Erin Thompson, a professor of art crime at the John Jay College of Criminal Justice at City University of New York, said that it seemed Webb was "deeply complicit in what was the standard of the time."

Thompson, who wrote the forthcoming book "Smashing Statues: The Rise and Fall of America's Public Monuments," said she has heard arguments that Webb's acceptance of the systematic discrimination was morally acceptable because of the time period. "But the thing is," Thompson said, "that time is not now."

Thompson and Matthes agreed that naming objects after people is fundamentally flawed, because people are flawed.

"If the goal is to express commitment to a certain value or certain ideal by naming something after a particular person that you see as embodying those values or ideals, you could just skip the person and go straight to the ideal," Matthes said.

He noted that NASA has a long history of doing exactly that, citing Mars rovers named Curiosity and Perseverance.

LGBTQ groups, including the Human Rights Campaign and GLAAD, have recognized Webb's history as complicated and say there are better names for the telescope. Both told The Post that Sally Ride, the first American woman in space -- and the first lesbian in space -- would be a better namesake for the telescope.

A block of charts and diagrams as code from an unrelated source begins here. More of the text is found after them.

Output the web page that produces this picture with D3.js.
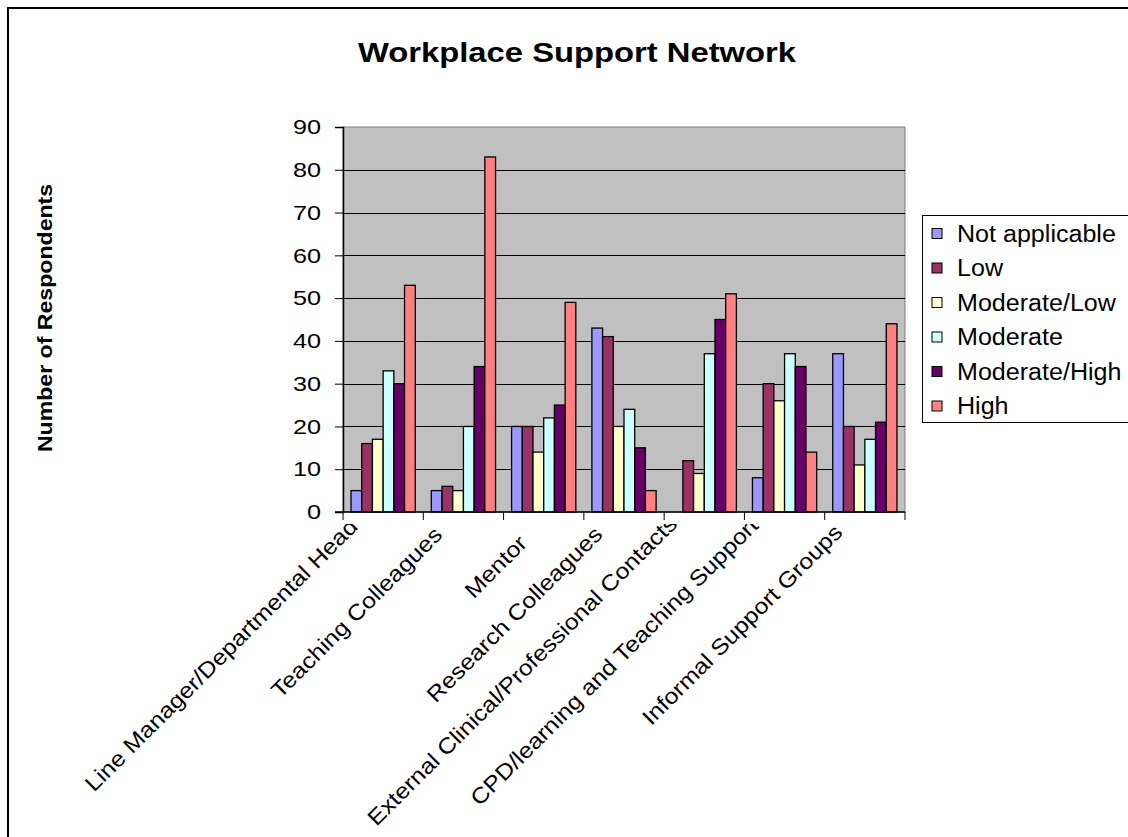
<!DOCTYPE html>
<html>
<head>
<meta charset="utf-8">
<script src="https://cdn.jsdelivr.net/npm/d3@7"></script>
<style>
  body { margin: 0; background: #fff; }
  svg { display: block; font-family: "Liberation Sans", Arial, sans-serif; }
</style>
</head>
<body>
<div id="chart"></div>
<script>
// categories along the x axis
const categories = [
  "Line Manager/Departmental Head",
  "Teaching Colleagues",
  "Mentor",
  "Research Colleagues",
  "External Clinical/Professional Contacts",
  "CPD/learning and Teaching Support",
  "Informal Support Groups"
];

// one series per support level
const seriesNames = ["Not applicable", "Low", "Moderate/Low", "Moderate", "Moderate/High", "High"];
const notApplicable = [5, 5, 20, 43, 0, 8, 37];
const low           = [16, 6, 20, 41, 12, 30, 20];
const moderateLow   = [17, 5, 14, 20, 9, 26, 11];
const moderate      = [33, 20, 22, 24, 37, 37, 17];
const moderateHigh  = [30, 34, 25, 15, 45, 34, 21];
const high          = [53, 83, 49, 5, 51, 14, 44];
const yTicks = [0, 10, 20, 30, 40, 50, 60, 70, 80, 90];

const seriesValues = [notApplicable, low, moderateLow, moderate, moderateHigh, high];
const colors = ["#9999FF", "#993366", "#FFFFCC", "#CCFFFF", "#660066", "#FF8080"];

const W = 1128, H = 837;
const plot = { left: 343, right: 905, top: 127, bottom: 512 };

// the original text is drawn a bit wider than Arial, so stretch it
function stretch(sel, k) {
  sel.each(function () {
    const len = this.getComputedTextLength();
    d3.select(this).attr("textLength", len * k).attr("lengthAdjust", "spacingAndGlyphs");
  });
}

const svg = d3.select("#chart").append("svg")
    .attr("width", W)
    .attr("height", H);

svg.append("rect").attr("width", W).attr("height", H).attr("fill", "#fff");

// outer chart border
svg.append("rect")
    .attr("x", 8).attr("y", 8)
    .attr("width", W + 20).attr("height", H + 20)
    .attr("fill", "none")
    .attr("stroke", "#000")
    .attr("stroke-width", 2);

// title
svg.append("text")
    .attr("x", 577).attr("y", 62)
    .attr("text-anchor", "middle")
    .style("font-weight", "bold")
    .style("font-size", "28px")
    .text("Workplace Support Network")
    .call(stretch, 1.17);

// scales
const x0 = d3.scaleBand()
    .domain(categories)
    .range([plot.left, plot.right]);

// gap width 150% like the default column chart
const x1 = d3.scaleBand()
    .domain(seriesNames)
    .range([0, x0.bandwidth()])
    .paddingOuter(0.75);

const y = d3.scaleLinear()
    .domain([0, 90])
    .range([plot.bottom, plot.top]);

// plot area
svg.append("rect")
    .attr("x", plot.left).attr("y", plot.top)
    .attr("width", plot.right - plot.left)
    .attr("height", plot.bottom - plot.top)
    .attr("fill", "#C0C0C0")
    .attr("stroke", "#808080")
    .attr("stroke-width", 1);

// gridlines
svg.append("g")
    .selectAll("line")
    .data(yTicks.filter(d => d > 0 && d < 90))
    .join("line")
    .attr("x1", plot.left).attr("x2", plot.right)
    .attr("y1", d => Math.round(y(d)) + 0.5)
    .attr("y2", d => Math.round(y(d)) + 0.5)
    .attr("stroke", "#000")
    .attr("stroke-width", 1);

// bars
const data = [];
categories.forEach((c, ci) => {
  seriesNames.forEach((s, si) => {
    data.push({ cat: c, series: s, value: seriesValues[si][ci], color: colors[si] });
  });
});

svg.append("g")
    .selectAll("rect")
    .data(data.filter(d => d.value > 0))
    .join("rect")
    .attr("x", d => x0(d.cat) + x1(d.series))
    .attr("y", d => y(d.value))
    .attr("width", x1.bandwidth())
    .attr("height", d => y(0) - y(d.value))
    .attr("fill", d => d.color)
    .attr("stroke", "#000")
    .attr("stroke-width", 1.3);

// y axis
const yAxis = svg.append("g")
    .attr("transform", `translate(${plot.left},0)`)
    .call(d3.axisLeft(y).tickValues(yTicks).tickSize(8).tickPadding(14));
yAxis.select(".domain").attr("stroke", "#000").attr("stroke-width", 1.5);
yAxis.selectAll(".tick line").attr("stroke", "#000");
yAxis.selectAll("text")
    .style("font-family", "Liberation Sans, Arial, sans-serif")
    .style("font-size", "21px")
    .attr("fill", "#000")
    .call(stretch, 1.2);

// x axis line and tick marks between categories
svg.append("line")
    .attr("x1", plot.left - 8).attr("x2", plot.right)
    .attr("y1", plot.bottom).attr("y2", plot.bottom)
    .attr("stroke", "#000").attr("stroke-width", 1.5);

const boundaries = categories.map(c => x0(c)).concat([plot.right]);
svg.append("g")
    .selectAll("line")
    .data(boundaries)
    .join("line")
    .attr("x1", d => d).attr("x2", d => d)
    .attr("y1", plot.bottom).attr("y2", plot.bottom + 8)
    .attr("stroke", "#000");

// category labels, rotated and clipped under the axis
svg.append("clipPath").attr("id", "labclip")
  .append("rect")
    .attr("x", 0).attr("y", 524)
    .attr("width", W).attr("height", H - 524);

const labels = svg.append("g")
    .attr("clip-path", "url(#labclip)")
    .selectAll("text")
    .data(categories)
    .join("text")
    .attr("text-anchor", "end")
    .style("font-size", "22px")
    .text(d => d)
    .call(stretch, 1.13);

// longer labels sit slightly higher and further left, as in the original
labels.attr("transform", function (d) {
  const len = +this.getAttribute("textLength");
  const cx = x0(d) + x0.bandwidth() / 2;
  return `translate(${cx - 13 - 0.03 * len},${plot.bottom + 37 - 0.056 * len}) rotate(-45)`;
});

// y axis title
svg.append("text")
    .attr("transform", "translate(52,318) rotate(-90)")
    .attr("text-anchor", "middle")
    .style("font-weight", "bold")
    .style("font-size", "21px")
    .text("Number of Respondents")
    .call(stretch, 1.1);

// legend
const legend = svg.append("g");
legend.append("rect")
    .attr("x", 922.5).attr("y", 215.5)
    .attr("width", 260).attr("height", 207)
    .attr("fill", "#fff")
    .attr("stroke", "#000")
    .attr("stroke-width", 1);

const item = legend.selectAll("g.item")
    .data(seriesNames)
    .join("g")
    .attr("class", "item")
    .attr("transform", (d, i) => `translate(0,${233.5 + i * 34.5})`);

item.append("rect")
    .attr("x", 932).attr("y", -5)
    .attr("width", 10).attr("height", 10)
    .attr("fill", (d, i) => colors[i])
    .attr("stroke", "#000");

item.append("text")
    .attr("x", 957).attr("y", 0)
    .attr("dominant-baseline", "central")
    .style("font-size", "23px")
    .text(d => d)
    .call(stretch, 1.09);
</script>
</body>
</html>
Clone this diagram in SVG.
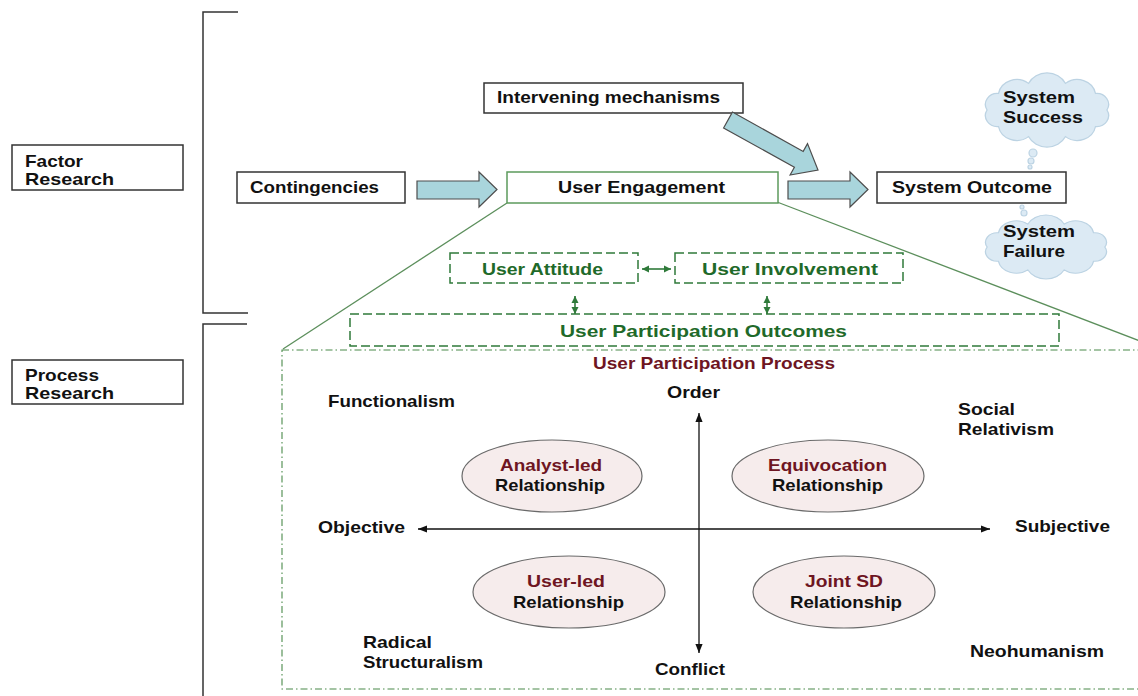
<svg xmlns="http://www.w3.org/2000/svg" width="1138" height="696" viewBox="0 0 1138 696">
<style>
text{font-family:"Liberation Sans",Arial,sans-serif;font-weight:bold;font-size:17px;fill:#111}
.box{fill:#fff;stroke:#333;stroke-width:1.5}
.blk{fill:#a9d5dc;stroke:#4d4d4d;stroke-width:1.2}
.dash{fill:#fff;stroke:#2f7a3a;stroke-width:1.5;stroke-dasharray:9,4}
.g{fill:#1f6a2a}
.red{fill:#6e1522}
.cloud{fill:#dceaf4;stroke:#bcd3e3;stroke-width:1.2}
.ell{fill:#f6ecec;stroke:#6a6a6a;stroke-width:1.2}
.br{fill:none;stroke:#333;stroke-width:1.5}
.gl{fill:none;stroke:#5c8f5c;stroke-width:1.3}
.ga{stroke:#2f7a3a;stroke-width:1.6}
.ax{stroke:#111;stroke-width:1.3}
</style>
<defs>
<marker id="gm" viewBox="0 0 10 10" refX="10" refY="5" markerWidth="4.5" markerHeight="5" orient="auto-start-reverse"><path d="M0,0 L10,5 L0,10 z" fill="#2f7a3a"/></marker>
<marker id="km" viewBox="0 0 10 8" refX="10" refY="4" markerWidth="7" markerHeight="5.6" orient="auto-start-reverse"><path d="M0,0 L10,4 L0,8 z" fill="#111"/></marker>
<path id="cl" d="M55,0 A11,11 0 0 1 44.5,16.5 A17,17 0 0 1 17,26.6 A19,19 0 0 1 -17,26.6 A17,17 0 0 1 -44.5,16.5 A11,11 0 0 1 -55,0 A11,11 0 0 1 -44.5,-16.5 A17,17 0 0 1 -17,-26.6 A19,19 0 0 1 17,-26.6 A17,17 0 0 1 44.5,-16.5 A11,11 0 0 1 55,0 Z"/>
</defs>

<g id="brackets">
<path class="br" d="M238,12 H203 V313 H248"/>
<path class="br" d="M247,324 H203 V700"/>
</g>

<g id="zoom-lines">
<line class="gl" x1="507" y1="203" x2="283" y2="349"/>
<line class="gl" x1="777" y1="202" x2="1140" y2="341"/>
</g>

<g id="process-frame">
<rect x="282" y="350" width="880" height="339" fill="#fff" stroke="#4a8a4a" stroke-width="1.1" stroke-dasharray="7,3,1.5,3"/>
<text x="593" y="369" textLength="242" lengthAdjust="spacingAndGlyphs" class="red">User Participation Process</text>
</g>

<g id="factor-research">
<rect class="box" x="12" y="145" width="171" height="45"/>
<text x="25" y="167" textLength="58" lengthAdjust="spacingAndGlyphs">Factor</text>
<text x="25" y="185" textLength="89" lengthAdjust="spacingAndGlyphs">Research</text>
</g>
<g id="process-research">
<rect class="box" x="12" y="360" width="171" height="44"/>
<text x="25" y="381" textLength="74" lengthAdjust="spacingAndGlyphs">Process</text>
<text x="25" y="399" textLength="89" lengthAdjust="spacingAndGlyphs">Research</text>
</g>

<g id="contingencies">
<rect class="box" x="237" y="172" width="168" height="31"/>
<text x="250" y="193" textLength="129" lengthAdjust="spacingAndGlyphs">Contingencies</text>
</g>
<g id="intervening">
<rect class="box" x="484" y="83" width="259" height="30"/>
<text x="497" y="103" textLength="223" lengthAdjust="spacingAndGlyphs">Intervening mechanisms</text>
</g>
<g id="user-engagement">
<rect x="507" y="172" width="271" height="31" fill="#fff" stroke="#5c9a5c" stroke-width="1.5"/>
<text x="558" y="193" textLength="167" lengthAdjust="spacingAndGlyphs">User Engagement</text>
</g>
<g id="system-outcome">
<rect class="box" x="877" y="172" width="189" height="31"/>
<text x="892" y="193" textLength="160" lengthAdjust="spacingAndGlyphs">System Outcome</text>
</g>

<g id="connectors">
<polygon class="blk" points="417,181 479,181 479,172 497,189.5 479,207 479,199 417,199"/>
<polygon class="blk" points="788,181 850,181 850,172 868,189.5 850,207 850,199 788,199"/>
<polygon class="blk" points="732.4,112.1 803.2,151.4 807.5,143.6 818,170 790.1,175 794.4,167.2 723.6,127.9"/>
<line class="ga" x1="642" y1="269" x2="671" y2="269" marker-start="url(#gm)" marker-end="url(#gm)"/>
<line class="ga" x1="575" y1="296" x2="575" y2="314" marker-start="url(#gm)" marker-end="url(#gm)"/>
<line class="ga" x1="767" y1="296" x2="767" y2="314" marker-start="url(#gm)" marker-end="url(#gm)"/>
<line class="ax" x1="699" y1="653" x2="699" y2="413" marker-start="url(#km)" marker-end="url(#km)"/>
<line class="ax" x1="418" y1="529" x2="990" y2="529" marker-start="url(#km)" marker-end="url(#km)"/>
</g>

<g id="system-success">
<use href="#cl" class="cloud" transform="translate(1047,110) scale(1.09,1)"/>
<circle class="cloud" cx="1033" cy="153" r="4"/>
<circle class="cloud" cx="1031" cy="161" r="3"/>
<circle class="cloud" cx="1030" cy="167" r="2"/>
<text x="1003" y="103" textLength="72" lengthAdjust="spacingAndGlyphs">System</text>
<text x="1003" y="123" textLength="80" lengthAdjust="spacingAndGlyphs">Success</text>
</g>
<g id="system-failure">
<use href="#cl" class="cloud" transform="translate(1046,247) scale(1.07,0.86)"/>
<circle class="cloud" cx="1022" cy="207" r="2"/>
<circle class="cloud" cx="1024" cy="213" r="3"/>
<text x="1003" y="237" textLength="72" lengthAdjust="spacingAndGlyphs">System</text>
<text x="1003" y="257" textLength="62" lengthAdjust="spacingAndGlyphs">Failure</text>
</g>

<g id="user-attitude">
<rect class="dash" x="450" y="253" width="188" height="30"/>
<text x="482" y="275" textLength="121" lengthAdjust="spacingAndGlyphs" class="g">User Attitude</text>
</g>
<g id="user-involvement">
<rect class="dash" x="675" y="253" width="228" height="30"/>
<text x="702" y="275" textLength="176" lengthAdjust="spacingAndGlyphs" class="g">User Involvement</text>
</g>
<g id="participation-outcomes">
<rect class="dash" x="350" y="314" width="709" height="32"/>
<text x="560" y="337" textLength="287" lengthAdjust="spacingAndGlyphs" class="g">User Participation Outcomes</text>
</g>

<g id="axis-labels">
<text x="667" y="398" textLength="53" lengthAdjust="spacingAndGlyphs">Order</text>
<text x="655" y="675" textLength="70" lengthAdjust="spacingAndGlyphs">Conflict</text>
<text x="318" y="533" textLength="87" lengthAdjust="spacingAndGlyphs">Objective</text>
<text x="1015" y="532" textLength="95" lengthAdjust="spacingAndGlyphs">Subjective</text>
</g>
<g id="paradigms">
<text x="328" y="407" textLength="127" lengthAdjust="spacingAndGlyphs">Functionalism</text>
<text x="958" y="415" textLength="57" lengthAdjust="spacingAndGlyphs">Social</text>
<text x="958" y="435" textLength="96" lengthAdjust="spacingAndGlyphs">Relativism</text>
<text x="363" y="648" textLength="69" lengthAdjust="spacingAndGlyphs">Radical</text>
<text x="363" y="668" textLength="120" lengthAdjust="spacingAndGlyphs">Structuralism</text>
<text x="970" y="657" textLength="134" lengthAdjust="spacingAndGlyphs">Neohumanism</text>
</g>

<g id="analyst-led">
<ellipse class="ell" cx="552" cy="476" rx="90" ry="36"/>
<text x="500" y="471" textLength="102" lengthAdjust="spacingAndGlyphs" class="red">Analyst-led</text>
<text x="495" y="491" textLength="110" lengthAdjust="spacingAndGlyphs">Relationship</text>
</g>
<g id="equivocation">
<ellipse class="ell" cx="828" cy="476" rx="96" ry="36"/>
<text x="768" y="471" textLength="119" lengthAdjust="spacingAndGlyphs" class="red">Equivocation</text>
<text x="772" y="491" textLength="111" lengthAdjust="spacingAndGlyphs">Relationship</text>
</g>
<g id="user-led">
<ellipse class="ell" cx="569" cy="592" rx="96" ry="36"/>
<text x="527" y="587" textLength="78" lengthAdjust="spacingAndGlyphs" class="red">User-led</text>
<text x="513" y="608" textLength="111" lengthAdjust="spacingAndGlyphs">Relationship</text>
</g>
<g id="joint-sd">
<ellipse class="ell" cx="844" cy="592" rx="91" ry="36"/>
<text x="805" y="587" textLength="78" lengthAdjust="spacingAndGlyphs" class="red">Joint SD</text>
<text x="790" y="608" textLength="112" lengthAdjust="spacingAndGlyphs">Relationship</text>
</g>
</svg>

"When considering how we represent the best of what NASA -- an organization with a legacy of inspiring people around the world to look above and dream of something better -- is and has to offer, we must recognize that there is power in naming things so that they best reflect our values," Laurel Powell, a Human Rights Campaign spokeswoman, said in an email.

Adrian Lucy, an astronomer at Columbia University who recently called attention to the 1950s-era memorandums pertaining to Webb, acknowledged that the scientific community may never agree on the former NASA administrator's legacy.

"We can argue forever ... about Webb's motivations, goals, or tactics, about the complexities of moral responsibility, about whatever," Lucy said. But "at the end of the day [the James Webb Space Telescope] needs a name that hurts less."